Evaluation of kinetic parameters of non-faradic processes in carbon-based electrodes using multisine dynamic electrochemical impedance spectroscopy

Dynamic Electrochemical Impedance Spectroscopy is a valuable tool to investigate kinetic parameters of non-Faradic processes in symmetric Electrochemical Double Layer Capacitors. Compared to classic Electrochemical Impedance Spectroscopy, the dynamic technique measures the impedance under non-equilibrium condition removing the stationarity requirement and, at the same time, giving the frequency-dependent information of a dynamic process in presence of overpotential. Despite not being a new technique, there is an inherent complexity in the signal sampling and data manipulation to obtain the impedance spectra down to low frequencies (the interesting band for energy storage devices impedance). Few methods to compute the impedance from sampled signals are reported in the literature and under development. For this work the Dynamic Multi-Frequency Analysis algorithm was used to compute the impedance and reconstruct the cyclic voltammetry profile as well.
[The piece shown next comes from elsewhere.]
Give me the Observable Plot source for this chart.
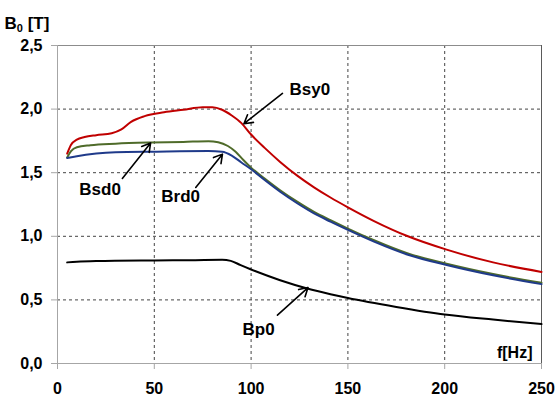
<!DOCTYPE html>
<html>
<head>
<meta charset="utf-8">
<script src="https://cdn.jsdelivr.net/npm/d3@7"></script>
<script src="https://cdn.jsdelivr.net/npm/@observablehq/plot@0.6"></script>
<style>
  html, body { margin: 0; padding: 0; background: #fff; }
  #chart svg { display: block; }
</style>
</head>
<body>
<div id="chart"></div>
<script>
// ---- data ----
const fSy = [5, 7, 10, 14, 20, 28, 33, 38, 45, 55, 65, 75, 80, 85, 90, 95, 100, 107, 115, 124, 132.5, 141, 150, 163.5, 181, 201, 225, 250];
const Bsy0 = [1.65, 1.72, 1.76, 1.78, 1.795, 1.81, 1.84, 1.90, 1.945, 1.975, 1.995, 2.015, 2.015, 1.995, 1.95, 1.89, 1.80, 1.695, 1.585, 1.475, 1.385, 1.305, 1.228, 1.12, 1.0, 0.895, 0.795, 0.72];

const fSd = [5, 7, 10, 17, 30, 48, 65, 78, 83, 88, 92, 96, 100, 107, 115, 124, 132.5, 141, 150, 163.5, 181, 201, 225, 250];
const Bsd0 = [1.62, 1.67, 1.70, 1.716, 1.728, 1.737, 1.742, 1.748, 1.74, 1.71, 1.665, 1.60, 1.54, 1.454, 1.362, 1.27, 1.192, 1.127, 1.061, 0.969, 0.865, 0.784, 0.703, 0.634];

const fRd = [5, 10, 20, 30, 50, 78, 85, 90, 95, 100, 107, 115, 124, 132.5, 141, 150, 163.5, 181, 201, 225, 250];
const Brd0 = [1.615, 1.63, 1.65, 1.66, 1.665, 1.67, 1.665, 1.635, 1.58, 1.527, 1.442, 1.35, 1.258, 1.18, 1.115, 1.05, 0.958, 0.855, 0.774, 0.693, 0.624];

const fP = [5, 10, 20, 50, 70, 85, 89.5, 94.6, 100, 115, 129, 141, 150, 175, 200, 225, 250];
const Bp0 = [0.795, 0.80, 0.805, 0.81, 0.812, 0.815, 0.807, 0.773, 0.739, 0.655, 0.59, 0.545, 0.515, 0.445, 0.385, 0.345, 0.31];

const seriesNames = ["Bsy0", "Bsd0", "Brd0", "Bp0"];
const seriesColors = ["#c00000", "#4f6b2a", "#1f3a8a", "#000000"];

const xTicks = [0, 50, 100, 150, 200, 250];
const yTicks = [0, 0.5, 1.0, 1.5, 2.0, 2.5];

// annotation labels and arrows (data coordinates)
const labelNames = ["Bsy0", "Bsd0", "Brd0", "Bp0"];
const labelF = [130.3, 22, 63.6, 103.9];
const labelB = [2.15, 1.37, 1.316, 0.27];
const arrowF1 = [116.2, 33.5, 71.4, 113.6];
const arrowB1 = [2.123, 1.455, 1.384, 0.38];
const arrowF2 = [96.3, 48.1, 85.2, 129.4];
const arrowB2 = [1.885, 1.734, 1.646, 0.597];

// ---- build tables ----
const seriesX = [fSy, fSd, fRd, fP];
const seriesY = [Bsy0, Bsd0, Brd0, Bp0];
const lines = [];
seriesNames.forEach((name, i) => {
  seriesX[i].forEach((f, j) => lines.push({series: name, f, B: seriesY[i][j]}));
});
const labels = labelNames.map((t, i) => ({t, f: labelF[i], B: labelB[i]}));
const arrows = labelNames.map((t, i) => ({x1: arrowF1[i], y1: arrowB1[i], x2: arrowF2[i], y2: arrowB2[i]}));

const font = "'Liberation Sans', Arial, sans-serif";

const chart = Plot.plot({
  width: 559,
  height: 399,
  marginLeft: 57,
  marginRight: 18,
  marginTop: 45,
  marginBottom: 36,
  style: {fontFamily: font, fontSize: "16px", fontWeight: "bold", background: "#fff", color: "#000"},
  x: {domain: [0, 250], axis: null},
  y: {domain: [0, 2.5], axis: null},
  color: {domain: seriesNames, range: seriesColors},
  marks: [
    Plot.gridX([50, 100, 150, 200], {stroke: "#444", strokeOpacity: 1, strokeDasharray: "3,3"}),
    Plot.gridY([0.5, 1.0, 1.5, 2.0], {stroke: "#444", strokeOpacity: 1, strokeDasharray: "3,3"}),
    Plot.ruleY([2.5], {stroke: "#8c8c8c"}),
    Plot.ruleX([250], {stroke: "#5a5a5a"}),
    Plot.ruleX([0], {stroke: "#a6a6a6"}),
    Plot.ruleY([0], {stroke: "#a6a6a6"}),
    Plot.axisX({ticks: xTicks, tickSize: 6, tickPadding: 13, stroke: "#a6a6a6", fill: "#000", tickFormat: d => String(d), fontSize: 16, fontWeight: "bold"}),
    Plot.axisY({ticks: yTicks, tickSize: 6, tickPadding: 9, stroke: "#a6a6a6", fill: "#000", tickFormat: d => d.toFixed(1).replace(".", ","), fontSize: 16, fontWeight: "bold"}),
    Plot.line(lines, {x: "f", y: "B", z: "series", stroke: "series", strokeWidth: 2, curve: "monotone-x"}),
    Plot.arrow(arrows, {x1: "x1", y1: "y1", x2: "x2", y2: "y2", stroke: "#000", strokeWidth: 1.6, headLength: 9}),
    Plot.text(labels, {x: "f", y: "B", text: "t", fontSize: 17, fontWeight: "bold", fill: "#000"}),
    Plot.text(["f[Hz]"], {frameAnchor: "bottom-right", dx: -9, dy: -11, textAnchor: "end", lineAnchor: "middle", fontSize: 16, fontWeight: "bold", fill: "#000"})
  ]
});

// y-axis title with subscript
const svg = d3.select(chart);
const title = svg.append("text")
  .attr("x", 27)
  .attr("y", 29)
  .attr("font-family", font)
  .attr("font-size", 17)
  .attr("font-weight", "bold")
  .attr("fill", "#000");
title.append("tspan").text("B");
title.append("tspan").attr("font-size", 11).attr("dy", 3).text("0");
title.append("tspan").attr("dy", -3).text(" [T]");

document.getElementById("chart").appendChild(chart);
</script>
</body>
</html>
The time-dependency of the kinetic parameters, namely capacitances of double layer and adsorption phenomenon, were extracted from equivalent circuit model regression and the adsorption time constants with a graphical analysis of the impedance spectra dataset during a full charge/discharge cycle. The values of the adsorption capacitance from the model regression are, on average, compatible with the values computed with a common formula showing the reliability of the model regression. The use of a three-electrode compact cell allowed the characterization of both active electrodes independently during operation showing a strong potential dependence on the active material properties. Furthermore, the impedance showed the presence of a side reaction (likely oxygen evolution) connected to the increase of adsorption and double layer capacitances localized on the positive electrode in a clearer way than what was possible to observe from the voltametric profile.